Overnight, someone all too directly connected to the Starr report responded to a tweet about the release of that report with a comment that was sharply funny, while also deeply sad.
But what’s happening now isn’t the equivalent of Reno simply putting out a paper on that report declaring nothing was found. It would be Reno putting out a letter to say that on two single aspects of the real estate proceedings that originally generated the investigation, not enough information was found to create an indictment. That’s what it would take to match the narrowness of the information contained in Barr’s letter, which was carefully written to appear to be a general pass, when in fact it ignores nearly everything discovered in the investigation.
Barr’s letter does not even address the specifics of the instructions given to Mueller. Those specifics were spelled out in a memo from Deputy Attorney General Rod Rosenstein to Mueller subsequent to the beginning of the investigation. That memo begins by saying that the letter authorizing Mueller as special counsel was “worded categorically in order to permit its public release without confirming specific investigations involving specific individuals.” And then it explains that “This memorandum provides a more specific description of your authority.”
And that … is practically all we know. Because the only part of that letter that has been revealed is a very small section that was uncovered in response to a court challenge by Paul Manafort.

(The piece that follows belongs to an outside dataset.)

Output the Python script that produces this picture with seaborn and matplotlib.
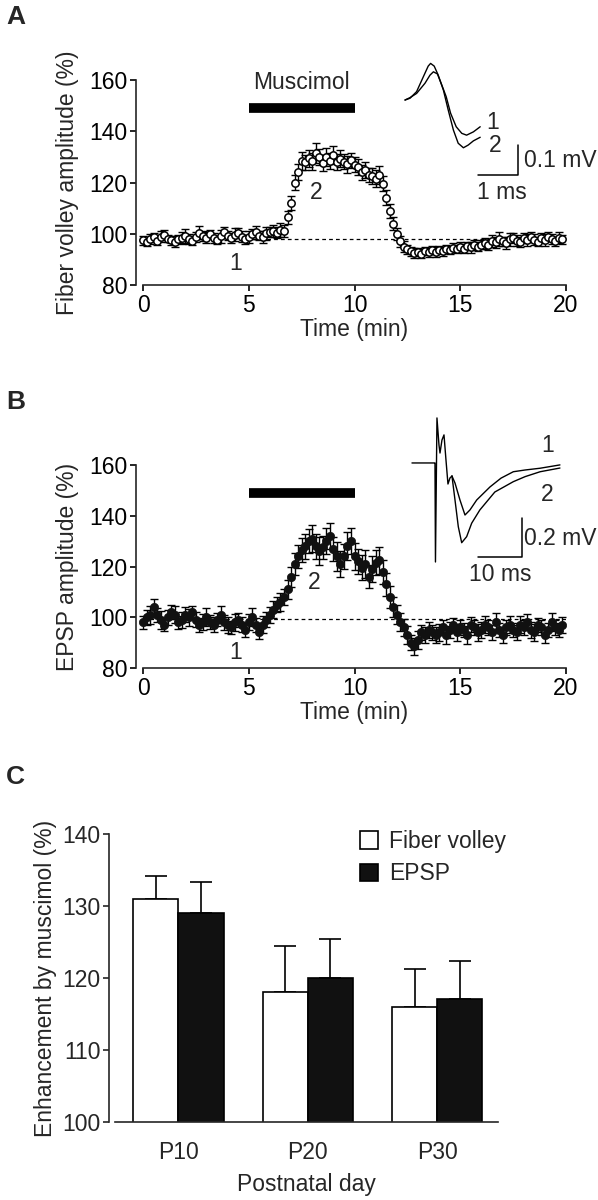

Not only don’t we know what Mueller discovered, but we also don’t even know what he investigated. Rosenstein’s letter may have not just specifically put Manafort’s involvement in Ukraine on the table; it could have specifically taken other items off the table. We do not know. We don’t know what Mueller was looking for. We don’t know what he found. And Republicans are going to extremes to make sure that we never do have a full picture.
McConnell has stopped legislation demanding the full report from reaching the Senate floor. Lindsey Graham even intervened to stop a non-binding resolution that passed the House 420-0 because he found even that level of threat unacceptable.
Because Republicans are happy to have the Barr letter. It gives them everything they want, with none of the messy facts that would get in the way of their simple story. Their simple, incomplete, and intrinsically false story.